FEED: You study the interaction between humans and technology. In a wider sense, what is your take on how society is interacting with digital technology now?
FB: I think it’s obvious that digital technology and the way we share information is and has been evolving more rapidly than the culture broadly has adapted to. I think we’re really trailing the sorts of things that you can do with digital technology and communication. A lot of people see AI in particular as a danger in even further driving this gap between people and technology.
What we at the University of York and at DC Labs want to look at is how AI can be used to close that gap and to allow more people to judge large amounts of information.

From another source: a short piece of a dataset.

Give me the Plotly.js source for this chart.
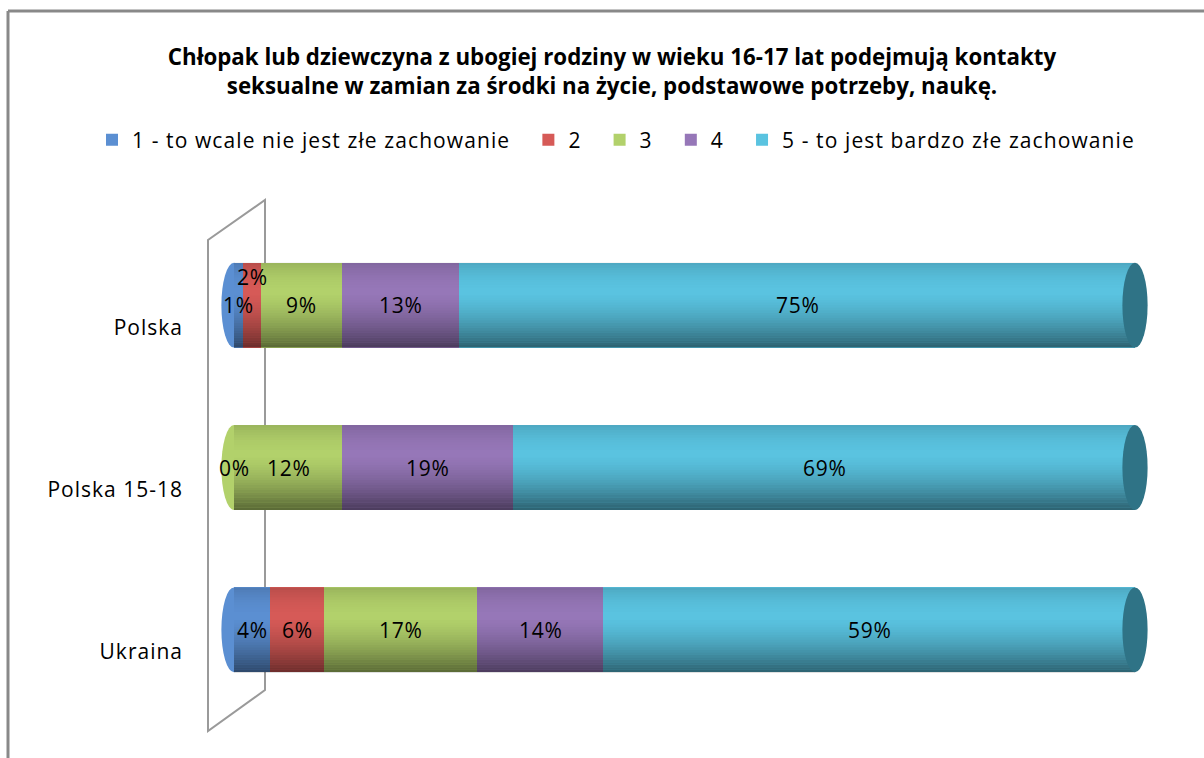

Whether that is how you can be better at esports or how you can judge whether a news article is authentic and genuine, it really is about giving people the opportunity to explore information more effectively, and using AI and data analytics to let people experience more information and make meaning from it.
I think we all have to try really hard to push to close this gap and to give everyone a chance to catch up.
This may sound idealistic, but I really think, from my experience in this research, there’s a lot that can be done.
I’m probably not as pessimistic as others – although the current political issues we have in this world are probably to a large extent caused by this gap between media literacy and the forces that manipulate the messaging. The more people we can enable to work with data, to become information and data literate, the more we can facilitate this. Through esports and games in general, but also through areas of science and learning, I think there’s some exciting stuff that’s going to happen in the next decade.